クリス・ウー、ソロ・デビューAL収録曲が米iTunesチャート上位を独占するもニールセンが調査中
クリス・ウー、ソロ・デビューAL収録曲が米iTunesチャート上位を独占するもニールセンが調査中

 クリス・ウー(ウー・イーファン)のソロ・デビュー・アルバム『Antares』(アンタレス)が2018年11月2日にリリースされた際、あっと言う間に収録曲が米国のiTunesソング・チャートで上位7位までを独占した。翌日にリリースされたアリアナ・グランデの「サンキュー、ネクスト」はどうにか上位に食い込んだものの、1位はウーに阻まれる形となった。

 中国系カナダ人である彼は元EXOのメンバーで、中国では俳優としても活躍している国民的スーパースターだ。米国でも映画に出演しており、4月にユニバーサル・ミュージック・グループとグローバル契約を交わしたことから欧米での知名度も上昇しつつある。とはいえ、まださほど知られていない外国人アーティストの楽曲が米国のiTunesのセールス・チャートを独占できたのは、ウー側が何かしらの不正を行ったからではないかと疑問視する意見がネットや米音楽業界で相次ぎ、米ビルボードにデータを提供しているニールセンが調査に乗り出す事態となっている。

 中国では展開していないSpotifyにおいて、ウーの月間聴取者数が約100万人と比較的低いことも不正疑惑が深まった理由の一つだ。『Antares』の人気曲も好調だが群を抜いてというほどでもなく、たとえば約1か月前に先行リリースされた「Deserve feat. Travis Scott」は2,400万回近く再生されているが、アリアナの「サンキュー、ネクスト」はすでに2,900万回を突破している。

 アリアナのマネージャーであるスクーター・ブラウンもウーの好調ぶりを疑問視したひとりで、ボットを使ってセールスを押し上げているのではないかといぶかるツイートを11月4日に投稿した。だが彼はその後このツイートを削除し、11月7日に今度はインスタグラムを通じ、ウー本人と直接やり取りする機会があり、双方のチームが説明を受けたことを明かした。ブラウンはウー側の事情に理解を示した上で、不正の“噂”は事実ではないと強調している。

 ブラウンの投稿によると、『Antares』は中国国内ではウーの誕生日である11月6日まで発売されなかったため、現地のファンが米iTunesに殺到したことが今回の騒動の原因であるとしている。よって、6日に中国で発売された途端にアクセスが激減し、彼の楽曲が米iTunesセールス・チャート上位からも姿を消したとのことだ。

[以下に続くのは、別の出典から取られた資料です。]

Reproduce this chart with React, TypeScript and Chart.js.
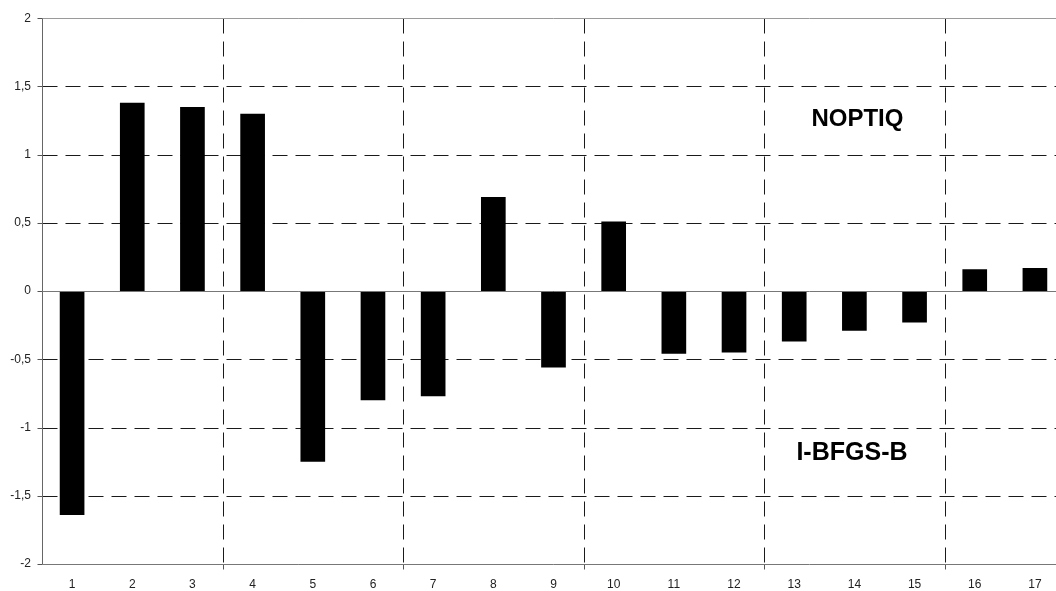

 11月7日にユニバーサル・ミュージック・チャイナも声明を発表し、Sixth Toneの翻訳によると、『Antares』のチャート・パフォーマンスは“本物で有効である”としている。また、楽曲のランキングが後退した時に噂されていたような、同アルバムが米iTunesから削除されたという事実はないと明言している。7日の時点で『Antares』は米iTunesで聴くことができ、「We Alive」はセールス・チャートで116位となっていた。

 米ビルボードのデータ・プロバイダーであるニールセンの担当者は声明で、「今週報告されているクリス・ウーの売上高について、精度と合法性を期すために米ビルボードとニールセン・ミュージックは緊密に連携している。われわれはデータをストリーミング、ラジオ、小売を含む複数のソースから入手することにより、セールスや再生情報の精度を確認すると同時に、異常も検知することができる。毎週の通常検証過程において異常が認められた場合同様、問題を解決すべくパートナーと連携し、チャートが最終決定される前に不規則または過剰な販売パターンを除外することもある」と発表している。

 ウーの『Antares』については現在精査中で、最新米ビルボード・チャートの結果がどうなるかは不明だ。最新チャート週は現地時間の11月8日が最終日で、アルバム・チャート“Billboard 200”は11日、ソング・チャート“Hot 100”は12日にそれぞれ発表される。